Embrace greenery. Plants are nature’s air filters, so paying a visit to a local nursery is an easy way to instantly give a boost to a home’s indoor air quality without breaking the bank. Adding a few indoor plants around your living space may help improve your indoor air quality while also enhancing your home’s decor. The Missouri Botanical Garden has a list of top 10 house plants that includes well-known varieties like ponytail palms, spider plants, golden pothos and more. For those with more out-there tastes, try unique conversation-starters like Pink Princess philodendron, which is known for it’s unique dark and pink leaves with occasional white flecks.

Keep your surfaces in check. Surfaces like floors and bathroom countertops should be able to withstand a lot of water in order to not succumb to mold growth or warping down the line. Nonporous vanity tops, such as those made from quartz, hold up to being wet constantly and can help keep germs from breeding. In addition to being easy to clean, a solid-surface option like quartz never needs to be sealed or polished, making it an aesthetically pleasing and long-lasting option.

Clean green. Cleaning supplies are an important part of every home’s care routine, but unfortunately, some substances can contain concentrated chemicals that pose issues for the environment and homeowners. 

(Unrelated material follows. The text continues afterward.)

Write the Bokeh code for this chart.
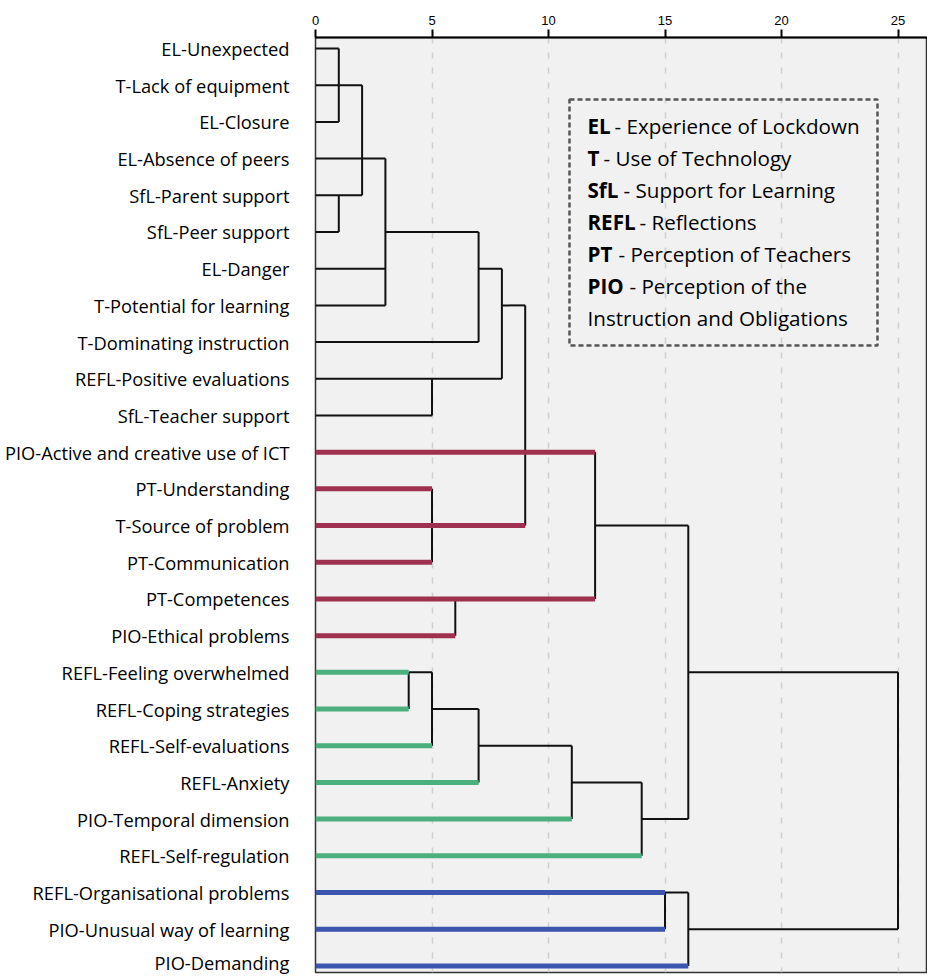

According to the EPA, these products also often include chemicals associated with eye, skin, or respiratory irritation, or other human health issues. Additionally, the concentrated formulas in some commercial cleaning products are classified as hazardous, creating potential handling, storage, and disposal issues for users. 

To make it easier for consumers to identify green cleaning products, the EPA manages its Safer Choice program, which certifies and labels products with ingredients the agency has deemed safer for human health and the environment.  In addition to the Safer Choice label, the agency’s Design for the Environment (DfE) can also be found on antimicrobial products, which includes products like surface disinfectants and hand sanitizers.